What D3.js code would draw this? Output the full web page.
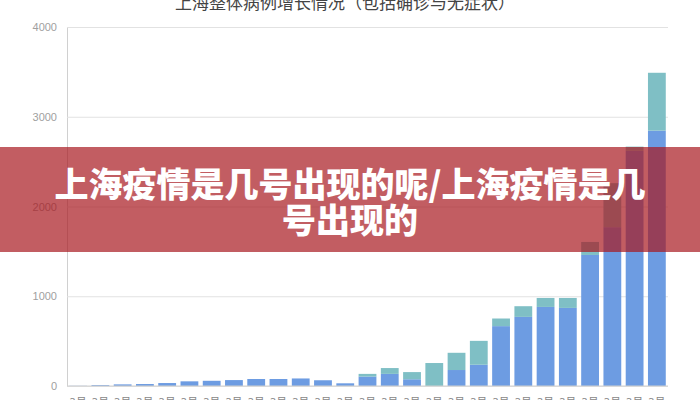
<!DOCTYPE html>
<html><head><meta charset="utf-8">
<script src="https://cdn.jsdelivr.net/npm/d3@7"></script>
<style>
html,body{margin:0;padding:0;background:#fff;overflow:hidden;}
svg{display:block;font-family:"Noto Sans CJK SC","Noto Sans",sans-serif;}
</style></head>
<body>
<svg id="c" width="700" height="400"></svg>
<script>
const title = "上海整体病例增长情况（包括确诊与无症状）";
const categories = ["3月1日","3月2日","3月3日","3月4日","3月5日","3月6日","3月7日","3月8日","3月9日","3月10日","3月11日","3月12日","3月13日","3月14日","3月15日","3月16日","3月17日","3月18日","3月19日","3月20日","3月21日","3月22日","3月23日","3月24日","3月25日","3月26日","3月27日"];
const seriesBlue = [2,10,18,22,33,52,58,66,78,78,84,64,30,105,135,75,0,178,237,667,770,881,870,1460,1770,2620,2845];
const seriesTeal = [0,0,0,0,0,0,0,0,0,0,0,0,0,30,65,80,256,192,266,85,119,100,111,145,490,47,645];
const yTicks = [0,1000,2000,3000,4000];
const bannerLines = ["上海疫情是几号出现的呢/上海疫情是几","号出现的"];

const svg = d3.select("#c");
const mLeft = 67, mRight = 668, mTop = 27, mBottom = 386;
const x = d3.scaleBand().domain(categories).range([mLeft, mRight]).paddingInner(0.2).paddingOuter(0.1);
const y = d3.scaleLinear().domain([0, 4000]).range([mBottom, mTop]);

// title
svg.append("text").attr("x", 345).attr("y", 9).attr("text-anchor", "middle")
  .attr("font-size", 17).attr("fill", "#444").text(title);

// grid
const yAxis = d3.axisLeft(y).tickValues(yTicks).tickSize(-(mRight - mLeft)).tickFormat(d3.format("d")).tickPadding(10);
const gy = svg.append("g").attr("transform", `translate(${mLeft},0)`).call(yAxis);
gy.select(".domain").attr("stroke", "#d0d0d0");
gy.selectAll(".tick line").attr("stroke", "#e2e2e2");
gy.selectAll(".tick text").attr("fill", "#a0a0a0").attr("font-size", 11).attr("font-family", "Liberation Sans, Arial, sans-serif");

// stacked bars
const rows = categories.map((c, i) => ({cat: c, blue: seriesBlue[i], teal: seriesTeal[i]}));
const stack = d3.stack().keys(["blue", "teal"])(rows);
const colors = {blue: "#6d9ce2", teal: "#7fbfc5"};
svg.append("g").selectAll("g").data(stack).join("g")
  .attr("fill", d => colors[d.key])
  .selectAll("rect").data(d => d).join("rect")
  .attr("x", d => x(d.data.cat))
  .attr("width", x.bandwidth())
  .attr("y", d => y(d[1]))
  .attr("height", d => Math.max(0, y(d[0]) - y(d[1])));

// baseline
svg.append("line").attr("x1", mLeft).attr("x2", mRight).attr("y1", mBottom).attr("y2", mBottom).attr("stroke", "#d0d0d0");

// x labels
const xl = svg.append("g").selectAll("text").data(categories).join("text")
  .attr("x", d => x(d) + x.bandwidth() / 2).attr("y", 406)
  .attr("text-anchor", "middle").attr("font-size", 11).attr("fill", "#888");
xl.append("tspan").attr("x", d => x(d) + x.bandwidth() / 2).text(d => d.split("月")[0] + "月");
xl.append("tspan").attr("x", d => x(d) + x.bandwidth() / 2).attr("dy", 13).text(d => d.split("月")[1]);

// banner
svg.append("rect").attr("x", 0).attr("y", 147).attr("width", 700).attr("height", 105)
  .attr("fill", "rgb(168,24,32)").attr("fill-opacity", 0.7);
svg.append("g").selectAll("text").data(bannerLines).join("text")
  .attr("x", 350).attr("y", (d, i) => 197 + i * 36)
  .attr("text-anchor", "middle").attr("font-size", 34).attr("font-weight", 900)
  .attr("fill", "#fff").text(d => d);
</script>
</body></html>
━━━━━━━━━━━━━━━━━━━━
→ **CHALLENGE**:
Your task is to repeat the material above exactly, without its pictures.

→ **RESPONSE FOR THIS EXERCISE**:
What D3.js code would draw this? Output the full web page.
<!DOCTYPE html>
<html><head><meta charset="utf-8">
<script src="https://cdn.jsdelivr.net/npm/d3@7"></script>
<style>
html,body{margin:0;padding:0;background:#fff;overflow:hidden;}
svg{display:block;font-family:"Noto Sans CJK SC","Noto Sans",sans-serif;}
</style></head>
<body>
<svg id="c" width="700" height="400"></svg>
<script>
const title = "上海整体病例增长情况（包括确诊与无症状）";
const categories = ["3月1日","3月2日","3月3日","3月4日","3月5日","3月6日","3月7日","3月8日","3月9日","3月10日","3月11日","3月12日","3月13日","3月14日","3月15日","3月16日","3月17日","3月18日","3月19日","3月20日","3月21日","3月22日","3月23日","3月24日","3月25日","3月26日","3月27日"];
const seriesBlue = [2,10,18,22,33,52,58,66,78,78,84,64,30,105,135,75,0,178,237,667,770,881,870,1460,1770,2620,2845];
const seriesTeal = [0,0,0,0,0,0,0,0,0,0,0,0,0,30,65,80,256,192,266,85,119,100,111,145,490,47,645];
const yTicks = [0,1000,2000,3000,4000];
const bannerLines = ["上海疫情是几号出现的呢/上海疫情是几","号出现的"];

const svg = d3.select("#c");
const mLeft = 67, mRight = 668, mTop = 27, mBottom = 386;
const x = d3.scaleBand().domain(categories).range([mLeft, mRight]).paddingInner(0.2).paddingOuter(0.1);
const y = d3.scaleLinear().domain([0, 4000]).range([mBottom, mTop]);

// title
svg.append("text").attr("x", 345).attr("y", 9).attr("text-anchor", "middle")
  .attr("font-size", 17).attr("fill", "#444").text(title);

// grid
const yAxis = d3.axisLeft(y).tickValues(yTicks).tickSize(-(mRight - mLeft)).tickFormat(d3.format("d")).tickPadding(10);
const gy = svg.append("g").attr("transform", `translate(${mLeft},0)`).call(yAxis);
gy.select(".domain").attr("stroke", "#d0d0d0");
gy.selectAll(".tick line").attr("stroke", "#e2e2e2");
gy.selectAll(".tick text").attr("fill", "#a0a0a0").attr("font-size", 11).attr("font-family", "Liberation Sans, Arial, sans-serif");

// stacked bars
const rows = categories.map((c, i) => ({cat: c, blue: seriesBlue[i], teal: seriesTeal[i]}));
const stack = d3.stack().keys(["blue", "teal"])(rows);
const colors = {blue: "#6d9ce2", teal: "#7fbfc5"};
svg.append("g").selectAll("g").data(stack).join("g")
  .attr("fill", d => colors[d.key])
  .selectAll("rect").data(d => d).join("rect")
  .attr("x", d => x(d.data.cat))
  .attr("width", x.bandwidth())
  .attr("y", d => y(d[1]))
  .attr("height", d => Math.max(0, y(d[0]) - y(d[1])));

// baseline
svg.append("line").attr("x1", mLeft).attr("x2", mRight).attr("y1", mBottom).attr("y2", mBottom).attr("stroke", "#d0d0d0");

// x labels
const xl = svg.append("g").selectAll("text").data(categories).join("text")
  .attr("x", d => x(d) + x.bandwidth() / 2).attr("y", 406)
  .attr("text-anchor", "middle").attr("font-size", 11).attr("fill", "#888");
xl.append("tspan").attr("x", d => x(d) + x.bandwidth() / 2).text(d => d.split("月")[0] + "月");
xl.append("tspan").attr("x", d => x(d) + x.bandwidth() / 2).attr("dy", 13).text(d => d.split("月")[1]);

// banner
svg.append("rect").attr("x", 0).attr("y", 147).attr("width", 700).attr("height", 105)
  .attr("fill", "rgb(168,24,32)").attr("fill-opacity", 0.7);
svg.append("g").selectAll("text").data(bannerLines).join("text")
  .attr("x", 350).attr("y", (d, i) => 197 + i * 36)
  .attr("text-anchor", "middle").attr("font-size", 34).attr("font-weight", 900)
  .attr("fill", "#fff").text(d => d);
</script>
</body></html>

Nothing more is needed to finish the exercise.